Бланш покачала головой:
– Вовсе нет. Это вы необыкновенная женщина, мисс Рейнберд. А я самая заурядная, которая научилась пользоваться Даром Господним. И вы тоже получили такой подарок, как и все люди, но только они почему-то не заметили его на самом дне своего рождественского носка, отвлеченные и обрадованные тем, что показалось им более ценными и блестящими презентами. А теперь давайте повторим уже проделанное нами прежде. Вы будете спокойно и расслабленно сидеть на своем месте, и мы проверим, есть ли что нам сказать у старины Генри. Остается только надеяться, что у него сегодня не слишком поэтичное настроение.
Мисс Рейнберд откинулась в кресле. «На сей раз я полностью расслаблена», – убеждала она себя. Сделан новый важный шаг, принято ответственное решение. Хотя мисс Рейнберд не до конца верила в происходившее. В ее планы не входил полный отказ от здравого смысла, но она не могла не признать, что тайная сила и глубокое понимание сути вещей, исходившие от мадам Бланш, есть нечто, с чем она столкнулась впервые в жизни. Можно было даже ощутить своего рода блаженство, отказавшись от постоянного самоконтроля… Отдавшись под власть воли другого человека.
Она видела, как мадам Бланш тоже откинулась на спинку кресла с закрытыми глазами. На мгновение она кончиками пальцев провела по бусинам у себя на шее, но потом ее руки опустились. Она взялась за концы шарфа и держалась за них. Дышала очень глубоко, грудь и плечи вздымались и опадали при каждом вдохе и выдохе. Вскоре дыхание стало спокойнее и наконец сделалось почти незаметным. Мадам Бланш сидела как восковая фигура, но мышцы на лице так обмякли, что у нее приоткрылся рот, и мисс Рейнберд заметила слюну в уголках ее губ.
Внезапно мадам Бланш громко окликнула:
– Генри?
Наступило молчание, после чего она произнесла раздраженно:
– Генри! Не надо так поступать со мной! Не смей! Здесь присутствует человек, нуждающийся в помощи. Тебе известно, кто он.
Снова воцарилась тишина, а потом она начала говорить, явно поддерживая диалог с кем-то, чьих ответов слышно не было:
– Да-да, понимаю… Изображения? Но слова были бы уместнее… Да, понимаю. Они должны приготовиться… Есть трудности, которые нужно преодолеть… Да, вижу отчетливо. Молодые женщина и мужчина на берегу реки… Женщина – блондинка, держит в руке шляпку… Соломенную шляпку. А мужчина в военном мундире. Да, я вижу мальчика… Боже мой, Генри, какой он растрепанный и неряшливый! – Бланш рассмеялась. – Впрочем, как все мальчишки. Что у него на запястье, Генри? Не могу разглядеть, что это… Ох, Генри, это как рассматривать старый альбом с семейными снимками, когда никто не может тебе ничего объяснить. И эти фото… Некоторые изображения я почти не различаю. А вот это здорово! Мне нравится. Малыш на руках у женщины. Она кажется счастливой, и младенец улыбается. Гарриэт? Нет, на нее не похоже… Вряд ли это она. У Гарриэт были светлые волосы… О нет!
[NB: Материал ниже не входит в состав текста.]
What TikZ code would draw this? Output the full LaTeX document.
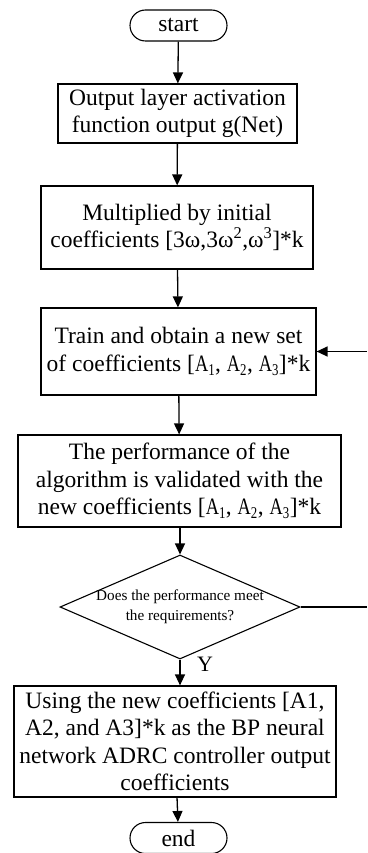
\documentclass[tikz,border=0pt]{standalone}
\usepackage{fontspec}
\setmainfont{Liberation Serif}
\newfontfamily\estreita{Liberation Serif}[FakeStretch=0.78]
\newcommand{\coefA}[1]{{\estreita A\textsubscript{#1}}}
\usetikzlibrary{arrows.meta,shapes.geometric,shapes.misc}
\begin{document}
\begin{tikzpicture}[x=1pt,y=-1pt,
    caixa/.style={draw, line width=1.2pt, align=center, inner sep=1pt, font=\fontsize{23.5}{27.5}\selectfont},
    term/.style={draw, line width=1.1pt, rounded rectangle, minimum width=97pt, minimum height=31pt, inner sep=0pt, font=\fontsize{23.5}{26}\selectfont},
    decisao/.style={draw, line width=1.1pt, diamond, minimum width=240pt, minimum height=104pt, inner sep=0pt},
    seta/.style={line width=1.3pt, -{Triangle[width=10pt,length=11pt]}}]
  % fluxo de treino dos coeficientes
  \useasboundingbox (0,0) rectangle (367,853);
  \node[term] (ini) at (178.5,25.5) {start};
  \node[caixa, minimum width=239pt, minimum height=59pt] (saida) at (177.5,113.5)
    {Output layer activation\\function output g(Net)};
  \node[caixa, minimum width=272pt, minimum height=83pt] (mult) at (177,227.5)
    {Multiplied by initial\\coefficients [3ω,3ω\textsuperscript{2},ω\textsuperscript{3}]*k};
  \node[caixa, minimum width=275pt, minimum height=87pt] (treino) at (178.5,351.5)
    {Train and obtain a new set\\of coefficients [\coefA{1}, \coefA{2}, \coefA{3}]*k};
  \node[caixa, minimum width=323pt, minimum height=92pt] (valida) at (179.5,481)
    {The performance of the\\algorithm is validated with the\\new coefficients [\coefA{1}, \coefA{2}, \coefA{3}]*k};
  \node[decisao] (teste) at (180,607) {};
  \node[align=center, font=\fontsize{15.2}{20}\selectfont] (pergunta) at (teste.center)
    {Does the performance meet\\the requirements?};
  \node[caixa, minimum width=322pt, minimum height=111pt] (usa) at (175,741.5)
    {Using the new coefficients [A1,\\A2, and A3]*k as the BP neural\\network ADRC controller output\\coefficients};
  \node[term] (fim) at (178.5,838) {end};
  \node[font=\fontsize{22}{24}\selectfont] (sim) at (205,664) {Y};
  \coordinate (volta) at (367,351.5);
  \coordinate (nao) at (367,607);
  \draw[seta] (ini) -- (saida);
  \draw[seta] (saida) -- (mult);
  \draw[seta] (mult) -- (treino);
  \draw[seta] (treino) -- (valida);
  \draw[seta] (valida.south -| teste.north) -- (teste.north);
  \draw[seta] (teste.south) -- (teste.south |- usa.north);
  \draw[seta] (usa) -- (fim);
  \draw[seta] (volta) -- (treino.east);
  \draw[line width=1.1pt] (teste.east) -- (nao);
\end{tikzpicture}
\end{document}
На лице Бланш отразилось разочарование.
– Почему ты так странно себя ведешь сегодня, Генри? Пожалуйста, постарайся. Она очень хочет знать, что случилось с ребенком. Где он сейчас? Тебе нужно подвести их поближе… Спроси у них… Почему? Ладно, если не можешь, то я не собираюсь давить на тебя. Но пусть даже они не идут на контакт, ты все равно должен хоть что-нибудь знать… Он счастлив сейчас? Ах, так все-таки счастлив… Женат?
Внезапно она грустно вздохнула.
– Подобное пережили многие люди. Но ты мог сказать мне сразу, а не листать перед глазами все эти фотографии… Да, разумеется, она тоже поймет… – И голос мадам Бланш постепенно затих на сонной, но мелодичной ноте.